Du côté des galeries parisiennes (1)
C’est la rentrée et les galeries parisiennes viennent de rouvrir leurs portes. En quelques jours, la semaine dernière, les vernissages se sont bousculés dans les différents quartiers « arty » de la capitale. Premier tour d’horizon.
-Commençons par les galeries qui ont profité de l’été pour faire des travaux et modifier leur lieu d’exposition. Marcelle Alix, tout d’abord, qui s’est adjoint l’espace contigu de la galerie (autrefois occupé par la galerie Crévecoeur), en le faisant communiquer et en doublant ainsi sa surface.

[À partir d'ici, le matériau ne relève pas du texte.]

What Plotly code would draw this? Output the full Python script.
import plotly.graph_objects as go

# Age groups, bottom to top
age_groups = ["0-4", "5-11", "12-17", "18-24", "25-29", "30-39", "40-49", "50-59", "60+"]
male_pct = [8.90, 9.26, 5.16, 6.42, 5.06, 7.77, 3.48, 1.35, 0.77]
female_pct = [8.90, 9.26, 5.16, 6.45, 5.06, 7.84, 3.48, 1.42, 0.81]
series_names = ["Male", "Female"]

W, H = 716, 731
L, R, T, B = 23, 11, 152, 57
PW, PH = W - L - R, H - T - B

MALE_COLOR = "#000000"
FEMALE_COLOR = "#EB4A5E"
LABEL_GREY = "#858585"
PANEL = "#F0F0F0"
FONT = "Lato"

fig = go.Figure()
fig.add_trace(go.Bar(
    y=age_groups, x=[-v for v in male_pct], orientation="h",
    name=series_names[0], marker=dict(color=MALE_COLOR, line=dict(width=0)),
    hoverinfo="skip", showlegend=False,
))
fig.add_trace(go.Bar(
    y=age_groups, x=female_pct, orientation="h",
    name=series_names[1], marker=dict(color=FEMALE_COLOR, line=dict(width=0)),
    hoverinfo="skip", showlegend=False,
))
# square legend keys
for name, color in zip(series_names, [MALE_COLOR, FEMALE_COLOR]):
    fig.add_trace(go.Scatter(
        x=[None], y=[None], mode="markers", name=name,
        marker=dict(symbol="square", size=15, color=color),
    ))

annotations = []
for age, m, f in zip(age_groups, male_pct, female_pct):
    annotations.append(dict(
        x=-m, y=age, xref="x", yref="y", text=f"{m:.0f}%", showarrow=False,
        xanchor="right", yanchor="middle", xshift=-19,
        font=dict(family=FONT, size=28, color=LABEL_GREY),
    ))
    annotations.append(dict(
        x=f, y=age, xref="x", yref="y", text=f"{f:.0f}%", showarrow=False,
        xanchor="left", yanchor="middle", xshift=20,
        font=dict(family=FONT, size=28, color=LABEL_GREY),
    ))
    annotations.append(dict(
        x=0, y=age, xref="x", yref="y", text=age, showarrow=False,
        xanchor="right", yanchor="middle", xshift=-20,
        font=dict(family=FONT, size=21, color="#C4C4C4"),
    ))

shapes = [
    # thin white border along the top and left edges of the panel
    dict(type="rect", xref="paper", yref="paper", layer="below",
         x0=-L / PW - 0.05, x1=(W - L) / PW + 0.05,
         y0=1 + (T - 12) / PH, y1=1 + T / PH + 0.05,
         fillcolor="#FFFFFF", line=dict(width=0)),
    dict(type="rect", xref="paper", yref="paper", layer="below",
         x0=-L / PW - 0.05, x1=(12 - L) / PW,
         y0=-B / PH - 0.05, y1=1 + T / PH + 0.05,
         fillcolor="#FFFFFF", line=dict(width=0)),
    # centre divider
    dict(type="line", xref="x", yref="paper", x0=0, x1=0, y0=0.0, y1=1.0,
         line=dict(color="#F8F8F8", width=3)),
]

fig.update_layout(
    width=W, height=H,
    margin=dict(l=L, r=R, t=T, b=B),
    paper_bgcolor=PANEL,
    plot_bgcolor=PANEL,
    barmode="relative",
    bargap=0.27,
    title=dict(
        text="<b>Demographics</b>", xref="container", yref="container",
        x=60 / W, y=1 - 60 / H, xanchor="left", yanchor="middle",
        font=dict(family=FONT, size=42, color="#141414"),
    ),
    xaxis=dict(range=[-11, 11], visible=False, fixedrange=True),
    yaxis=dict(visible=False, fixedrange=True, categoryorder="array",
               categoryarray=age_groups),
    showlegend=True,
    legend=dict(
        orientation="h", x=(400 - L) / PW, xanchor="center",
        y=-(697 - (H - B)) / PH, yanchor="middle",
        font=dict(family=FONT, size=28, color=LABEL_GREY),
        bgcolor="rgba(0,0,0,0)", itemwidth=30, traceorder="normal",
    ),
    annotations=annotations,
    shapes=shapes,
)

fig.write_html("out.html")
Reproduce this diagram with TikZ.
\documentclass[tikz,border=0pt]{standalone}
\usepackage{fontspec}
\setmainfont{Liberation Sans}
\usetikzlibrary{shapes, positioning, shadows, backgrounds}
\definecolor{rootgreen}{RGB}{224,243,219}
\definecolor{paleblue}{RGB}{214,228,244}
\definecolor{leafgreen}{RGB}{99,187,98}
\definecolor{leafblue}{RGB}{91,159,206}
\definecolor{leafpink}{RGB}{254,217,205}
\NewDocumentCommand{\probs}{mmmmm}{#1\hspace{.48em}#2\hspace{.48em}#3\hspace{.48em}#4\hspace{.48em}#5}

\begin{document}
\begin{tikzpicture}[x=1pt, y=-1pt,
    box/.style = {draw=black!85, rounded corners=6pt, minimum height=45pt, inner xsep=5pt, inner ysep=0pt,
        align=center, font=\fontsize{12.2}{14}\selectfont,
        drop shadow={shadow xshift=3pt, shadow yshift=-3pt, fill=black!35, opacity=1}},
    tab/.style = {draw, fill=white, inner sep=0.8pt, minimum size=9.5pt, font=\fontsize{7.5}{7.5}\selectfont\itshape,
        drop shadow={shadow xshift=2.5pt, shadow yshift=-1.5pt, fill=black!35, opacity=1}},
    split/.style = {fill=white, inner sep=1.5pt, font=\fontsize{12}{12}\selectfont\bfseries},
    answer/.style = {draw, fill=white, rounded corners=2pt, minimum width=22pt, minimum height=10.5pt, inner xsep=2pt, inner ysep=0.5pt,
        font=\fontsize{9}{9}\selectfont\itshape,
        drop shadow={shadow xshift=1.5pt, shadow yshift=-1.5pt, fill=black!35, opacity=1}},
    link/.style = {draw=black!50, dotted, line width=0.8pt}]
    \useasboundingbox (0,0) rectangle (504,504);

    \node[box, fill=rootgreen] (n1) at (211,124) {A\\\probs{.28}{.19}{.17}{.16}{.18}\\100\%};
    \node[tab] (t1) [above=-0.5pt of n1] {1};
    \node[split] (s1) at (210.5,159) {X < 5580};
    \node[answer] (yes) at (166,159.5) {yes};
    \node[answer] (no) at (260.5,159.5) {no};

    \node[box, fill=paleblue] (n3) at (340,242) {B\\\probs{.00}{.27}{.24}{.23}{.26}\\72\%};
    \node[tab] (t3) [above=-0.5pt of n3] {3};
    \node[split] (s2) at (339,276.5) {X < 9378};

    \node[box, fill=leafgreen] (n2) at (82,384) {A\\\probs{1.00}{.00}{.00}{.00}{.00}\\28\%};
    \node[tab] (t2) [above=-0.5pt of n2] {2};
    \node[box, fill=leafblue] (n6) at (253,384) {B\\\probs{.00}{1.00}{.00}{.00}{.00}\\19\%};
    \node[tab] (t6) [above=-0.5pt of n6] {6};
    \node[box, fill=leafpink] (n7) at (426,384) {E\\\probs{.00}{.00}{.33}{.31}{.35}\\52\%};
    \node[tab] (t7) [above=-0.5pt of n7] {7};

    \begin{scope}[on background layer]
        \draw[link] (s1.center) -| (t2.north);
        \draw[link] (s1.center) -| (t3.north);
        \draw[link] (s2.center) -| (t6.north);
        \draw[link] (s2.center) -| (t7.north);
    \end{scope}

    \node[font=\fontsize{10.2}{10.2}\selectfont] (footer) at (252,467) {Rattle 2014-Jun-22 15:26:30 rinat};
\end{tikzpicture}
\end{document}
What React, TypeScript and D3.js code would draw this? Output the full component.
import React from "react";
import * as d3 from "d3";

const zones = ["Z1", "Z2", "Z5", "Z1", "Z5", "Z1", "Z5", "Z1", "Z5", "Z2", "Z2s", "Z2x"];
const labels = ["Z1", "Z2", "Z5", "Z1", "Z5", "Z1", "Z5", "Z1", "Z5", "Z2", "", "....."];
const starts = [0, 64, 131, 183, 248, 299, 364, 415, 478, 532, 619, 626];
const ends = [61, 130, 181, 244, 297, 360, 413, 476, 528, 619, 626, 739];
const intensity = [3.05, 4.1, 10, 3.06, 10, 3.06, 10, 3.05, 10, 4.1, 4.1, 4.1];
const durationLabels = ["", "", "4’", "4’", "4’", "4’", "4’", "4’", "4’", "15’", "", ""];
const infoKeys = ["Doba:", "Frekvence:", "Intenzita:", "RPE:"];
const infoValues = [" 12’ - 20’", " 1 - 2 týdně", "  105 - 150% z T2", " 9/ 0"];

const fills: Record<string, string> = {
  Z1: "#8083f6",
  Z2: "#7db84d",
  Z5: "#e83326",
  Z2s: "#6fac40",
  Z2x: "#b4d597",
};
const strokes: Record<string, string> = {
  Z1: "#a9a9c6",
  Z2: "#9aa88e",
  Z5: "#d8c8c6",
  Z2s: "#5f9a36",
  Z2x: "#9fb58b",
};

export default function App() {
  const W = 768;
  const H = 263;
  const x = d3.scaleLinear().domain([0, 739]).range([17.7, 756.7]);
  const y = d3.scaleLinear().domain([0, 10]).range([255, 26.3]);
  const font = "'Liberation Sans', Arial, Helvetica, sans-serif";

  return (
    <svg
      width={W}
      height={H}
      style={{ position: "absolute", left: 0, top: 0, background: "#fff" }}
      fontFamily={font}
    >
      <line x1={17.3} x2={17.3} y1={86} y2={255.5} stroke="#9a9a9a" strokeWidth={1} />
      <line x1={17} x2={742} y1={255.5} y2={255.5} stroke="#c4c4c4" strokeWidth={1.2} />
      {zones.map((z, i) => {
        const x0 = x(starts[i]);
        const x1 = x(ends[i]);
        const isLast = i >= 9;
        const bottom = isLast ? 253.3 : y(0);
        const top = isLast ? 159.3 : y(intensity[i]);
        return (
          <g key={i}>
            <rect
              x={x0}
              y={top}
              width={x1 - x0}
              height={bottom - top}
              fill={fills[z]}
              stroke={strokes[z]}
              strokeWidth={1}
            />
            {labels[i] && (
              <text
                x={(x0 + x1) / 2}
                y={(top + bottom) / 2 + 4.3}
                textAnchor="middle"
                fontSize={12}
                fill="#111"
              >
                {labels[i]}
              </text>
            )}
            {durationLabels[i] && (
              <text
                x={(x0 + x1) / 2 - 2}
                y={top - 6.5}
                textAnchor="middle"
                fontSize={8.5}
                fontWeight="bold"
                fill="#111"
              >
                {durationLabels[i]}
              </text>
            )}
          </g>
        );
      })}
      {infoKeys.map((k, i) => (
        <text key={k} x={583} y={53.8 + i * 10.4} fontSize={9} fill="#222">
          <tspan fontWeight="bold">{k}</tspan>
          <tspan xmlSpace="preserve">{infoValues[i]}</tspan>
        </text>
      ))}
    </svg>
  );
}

Elle ouvre avec une exposition de Gyan Panchal, cet artiste qui, avec un langage très souvent constitué d’éléments « pauvres » (au sens où l’employait l’Arte Povera), s’emploie à dépasser le clivage entre nature et culture en produisant des œuvres où objets fabriqués et éléments naturels trouvent leur place, mais dans un contexte repensé et reconsidéré. Ici, peu de pièces, mais significatives (sur le thème de la « coupure », de « l’apparentée », bien accrochée (une des marques de la galerie) et qui souligne avec intelligence et élégance la fluidité de ce nouvel espace.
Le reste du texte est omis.